The CPCA was created by Mao in 1957, effectively to absorb Catholicism into the totalitarian machine. The government has rejected everything Roman since 1949 – meaning, oddly enough, that the CPCA does not teach the dogma of the Assumption (proclaimed in 1950) as infallible.
Maybe it is a slight caricature to see the CPCA as a government poodle and the underground Church as the heroic resistance. Even Cardinal Zen has spoken warmly of the faith of many CPCA laity and clergy. But the CPCA is under the thumb of a government which has murdered, exiled and silenced innumerable Catholics (among others) – and which has, if anything, intensified the persecution in the last few years.
A recent report from the charity China Aid concluded that “Persecution campaigns made 2016 one of the most tyrannical years since the Cultural Revolution.” Local authorities have demolished churches and there have been reports of pastors being tortured in prison. The government has drafted a bill which could shut down churches and ban children from receiving religious education.
This is what Cardinal Zen believes he is fighting when he opposes the deal.

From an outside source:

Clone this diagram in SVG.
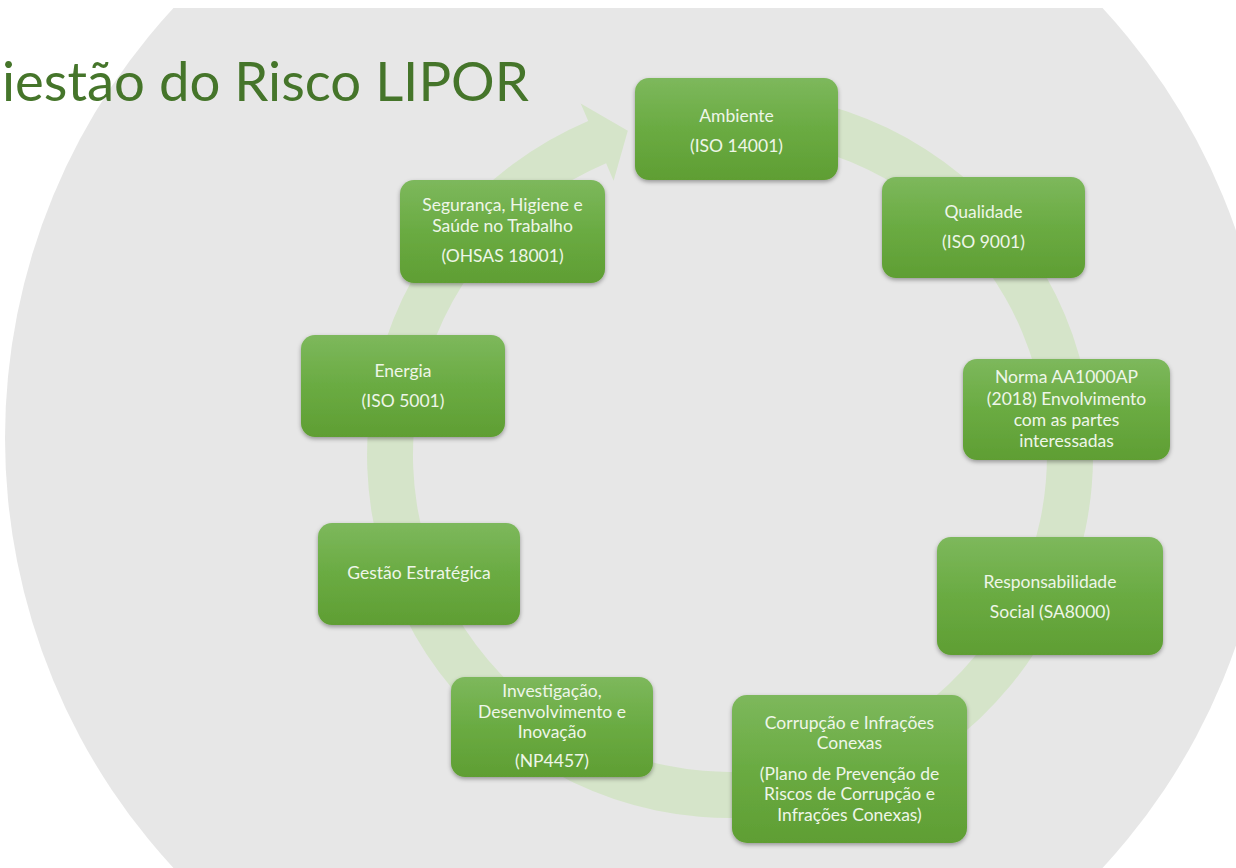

But his loyalty to the office of the papacy is at the centre of his spirituality: the cardinal’s order, the Salesians, have a special devotion to the Roman Pontiff.
If a deal goes through, the cardinal told the Wall Street Journal last week, he would advise China’s Catholics not to rebel. “We will have to be loyal to the Pope (the papacy, the authority of the Vicar of Christ) in spite of the Pope.”
So the Catholic conscience – an attituded of obedience to the Pope in non-doctrinal, legislative matters – might achieve what the most powerful dictatorship on earth could not: making Cardinal Joseph Zen fall silent.